Required work
Set the listing down again in full, word for word, with the pictures left out.

Given data

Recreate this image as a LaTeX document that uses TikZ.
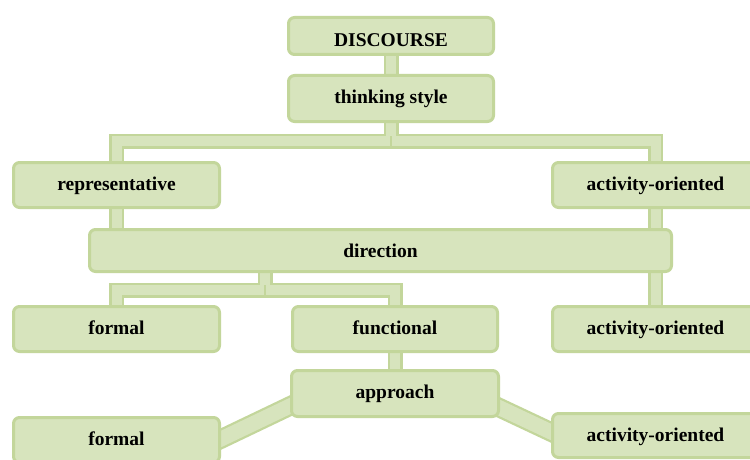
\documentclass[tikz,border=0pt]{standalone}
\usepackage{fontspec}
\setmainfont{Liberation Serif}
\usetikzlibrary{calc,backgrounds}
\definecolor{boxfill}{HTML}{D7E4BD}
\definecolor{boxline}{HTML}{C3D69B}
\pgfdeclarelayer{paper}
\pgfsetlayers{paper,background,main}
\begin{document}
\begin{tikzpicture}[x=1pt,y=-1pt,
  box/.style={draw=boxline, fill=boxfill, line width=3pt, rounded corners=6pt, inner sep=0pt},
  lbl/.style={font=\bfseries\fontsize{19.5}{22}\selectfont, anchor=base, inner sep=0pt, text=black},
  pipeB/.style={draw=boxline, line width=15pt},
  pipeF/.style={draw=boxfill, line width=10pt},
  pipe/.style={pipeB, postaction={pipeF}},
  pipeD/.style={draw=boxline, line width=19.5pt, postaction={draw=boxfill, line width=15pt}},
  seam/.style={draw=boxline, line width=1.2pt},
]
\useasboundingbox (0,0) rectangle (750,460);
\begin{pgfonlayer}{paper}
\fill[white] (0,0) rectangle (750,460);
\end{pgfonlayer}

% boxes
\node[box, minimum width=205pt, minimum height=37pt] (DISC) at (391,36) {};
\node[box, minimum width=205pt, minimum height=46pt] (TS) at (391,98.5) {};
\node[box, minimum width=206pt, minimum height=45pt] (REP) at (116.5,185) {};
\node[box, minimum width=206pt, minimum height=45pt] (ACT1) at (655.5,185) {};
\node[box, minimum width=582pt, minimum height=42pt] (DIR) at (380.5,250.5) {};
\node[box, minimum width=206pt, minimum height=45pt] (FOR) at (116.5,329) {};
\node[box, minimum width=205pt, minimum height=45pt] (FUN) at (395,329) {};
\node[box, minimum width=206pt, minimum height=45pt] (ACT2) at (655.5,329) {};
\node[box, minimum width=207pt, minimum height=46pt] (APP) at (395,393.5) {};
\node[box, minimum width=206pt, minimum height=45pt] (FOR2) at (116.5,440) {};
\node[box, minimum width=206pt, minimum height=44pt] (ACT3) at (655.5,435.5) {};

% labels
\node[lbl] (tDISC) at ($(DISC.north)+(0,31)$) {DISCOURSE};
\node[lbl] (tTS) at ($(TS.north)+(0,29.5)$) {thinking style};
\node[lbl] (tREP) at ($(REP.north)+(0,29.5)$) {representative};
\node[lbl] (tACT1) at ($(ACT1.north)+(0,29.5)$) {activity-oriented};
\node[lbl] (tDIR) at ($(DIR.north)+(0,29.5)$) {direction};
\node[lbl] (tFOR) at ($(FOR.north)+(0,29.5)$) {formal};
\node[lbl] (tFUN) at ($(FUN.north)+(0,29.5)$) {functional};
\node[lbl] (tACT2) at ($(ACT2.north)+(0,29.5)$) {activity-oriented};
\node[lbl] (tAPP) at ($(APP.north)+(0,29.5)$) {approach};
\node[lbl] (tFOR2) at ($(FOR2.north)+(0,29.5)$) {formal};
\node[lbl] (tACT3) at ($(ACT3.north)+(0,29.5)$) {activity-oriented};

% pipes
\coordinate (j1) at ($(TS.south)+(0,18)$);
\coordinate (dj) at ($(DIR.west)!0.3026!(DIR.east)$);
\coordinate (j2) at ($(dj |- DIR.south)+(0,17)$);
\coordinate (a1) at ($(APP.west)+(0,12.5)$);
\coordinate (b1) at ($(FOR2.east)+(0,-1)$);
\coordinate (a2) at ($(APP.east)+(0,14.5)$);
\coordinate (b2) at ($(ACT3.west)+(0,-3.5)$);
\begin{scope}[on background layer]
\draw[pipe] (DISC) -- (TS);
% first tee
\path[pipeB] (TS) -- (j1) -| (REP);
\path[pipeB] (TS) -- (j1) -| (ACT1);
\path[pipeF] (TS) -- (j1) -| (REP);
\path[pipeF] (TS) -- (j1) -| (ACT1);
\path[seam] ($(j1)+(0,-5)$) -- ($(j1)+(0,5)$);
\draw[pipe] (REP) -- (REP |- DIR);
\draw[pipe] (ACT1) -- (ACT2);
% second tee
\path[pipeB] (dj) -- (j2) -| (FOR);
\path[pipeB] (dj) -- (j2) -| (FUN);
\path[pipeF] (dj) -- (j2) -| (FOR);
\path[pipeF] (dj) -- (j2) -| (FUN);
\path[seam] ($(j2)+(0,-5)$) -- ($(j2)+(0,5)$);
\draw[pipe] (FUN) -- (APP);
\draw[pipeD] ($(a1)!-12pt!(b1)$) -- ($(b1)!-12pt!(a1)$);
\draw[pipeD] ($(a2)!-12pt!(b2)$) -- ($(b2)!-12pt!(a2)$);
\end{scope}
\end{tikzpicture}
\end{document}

Solution to this problem
Recreate this image as a LaTeX document that uses TikZ.
\documentclass[tikz,border=0pt]{standalone}
\usepackage{fontspec}
\setmainfont{Liberation Serif}
\usetikzlibrary{calc,backgrounds}
\definecolor{boxfill}{HTML}{D7E4BD}
\definecolor{boxline}{HTML}{C3D69B}
\pgfdeclarelayer{paper}
\pgfsetlayers{paper,background,main}
\begin{document}
\begin{tikzpicture}[x=1pt,y=-1pt,
  box/.style={draw=boxline, fill=boxfill, line width=3pt, rounded corners=6pt, inner sep=0pt},
  lbl/.style={font=\bfseries\fontsize{19.5}{22}\selectfont, anchor=base, inner sep=0pt, text=black},
  pipeB/.style={draw=boxline, line width=15pt},
  pipeF/.style={draw=boxfill, line width=10pt},
  pipe/.style={pipeB, postaction={pipeF}},
  pipeD/.style={draw=boxline, line width=19.5pt, postaction={draw=boxfill, line width=15pt}},
  seam/.style={draw=boxline, line width=1.2pt},
]
\useasboundingbox (0,0) rectangle (750,460);
\begin{pgfonlayer}{paper}
\fill[white] (0,0) rectangle (750,460);
\end{pgfonlayer}

% boxes
\node[box, minimum width=205pt, minimum height=37pt] (DISC) at (391,36) {};
\node[box, minimum width=205pt, minimum height=46pt] (TS) at (391,98.5) {};
\node[box, minimum width=206pt, minimum height=45pt] (REP) at (116.5,185) {};
\node[box, minimum width=206pt, minimum height=45pt] (ACT1) at (655.5,185) {};
\node[box, minimum width=582pt, minimum height=42pt] (DIR) at (380.5,250.5) {};
\node[box, minimum width=206pt, minimum height=45pt] (FOR) at (116.5,329) {};
\node[box, minimum width=205pt, minimum height=45pt] (FUN) at (395,329) {};
\node[box, minimum width=206pt, minimum height=45pt] (ACT2) at (655.5,329) {};
\node[box, minimum width=207pt, minimum height=46pt] (APP) at (395,393.5) {};
\node[box, minimum width=206pt, minimum height=45pt] (FOR2) at (116.5,440) {};
\node[box, minimum width=206pt, minimum height=44pt] (ACT3) at (655.5,435.5) {};

% labels
\node[lbl] (tDISC) at ($(DISC.north)+(0,31)$) {DISCOURSE};
\node[lbl] (tTS) at ($(TS.north)+(0,29.5)$) {thinking style};
\node[lbl] (tREP) at ($(REP.north)+(0,29.5)$) {representative};
\node[lbl] (tACT1) at ($(ACT1.north)+(0,29.5)$) {activity-oriented};
\node[lbl] (tDIR) at ($(DIR.north)+(0,29.5)$) {direction};
\node[lbl] (tFOR) at ($(FOR.north)+(0,29.5)$) {formal};
\node[lbl] (tFUN) at ($(FUN.north)+(0,29.5)$) {functional};
\node[lbl] (tACT2) at ($(ACT2.north)+(0,29.5)$) {activity-oriented};
\node[lbl] (tAPP) at ($(APP.north)+(0,29.5)$) {approach};
\node[lbl] (tFOR2) at ($(FOR2.north)+(0,29.5)$) {formal};
\node[lbl] (tACT3) at ($(ACT3.north)+(0,29.5)$) {activity-oriented};

% pipes
\coordinate (j1) at ($(TS.south)+(0,18)$);
\coordinate (dj) at ($(DIR.west)!0.3026!(DIR.east)$);
\coordinate (j2) at ($(dj |- DIR.south)+(0,17)$);
\coordinate (a1) at ($(APP.west)+(0,12.5)$);
\coordinate (b1) at ($(FOR2.east)+(0,-1)$);
\coordinate (a2) at ($(APP.east)+(0,14.5)$);
\coordinate (b2) at ($(ACT3.west)+(0,-3.5)$);
\begin{scope}[on background layer]
\draw[pipe] (DISC) -- (TS);
% first tee
\path[pipeB] (TS) -- (j1) -| (REP);
\path[pipeB] (TS) -- (j1) -| (ACT1);
\path[pipeF] (TS) -- (j1) -| (REP);
\path[pipeF] (TS) -- (j1) -| (ACT1);
\path[seam] ($(j1)+(0,-5)$) -- ($(j1)+(0,5)$);
\draw[pipe] (REP) -- (REP |- DIR);
\draw[pipe] (ACT1) -- (ACT2);
% second tee
\path[pipeB] (dj) -- (j2) -| (FOR);
\path[pipeB] (dj) -- (j2) -| (FUN);
\path[pipeF] (dj) -- (j2) -| (FOR);
\path[pipeF] (dj) -- (j2) -| (FUN);
\path[seam] ($(j2)+(0,-5)$) -- ($(j2)+(0,5)$);
\draw[pipe] (FUN) -- (APP);
\draw[pipeD] ($(a1)!-12pt!(b1)$) -- ($(b1)!-12pt!(a1)$);
\draw[pipeD] ($(a2)!-12pt!(b2)$) -- ($(b2)!-12pt!(a2)$);
\end{scope}
\end{tikzpicture}
\end{document}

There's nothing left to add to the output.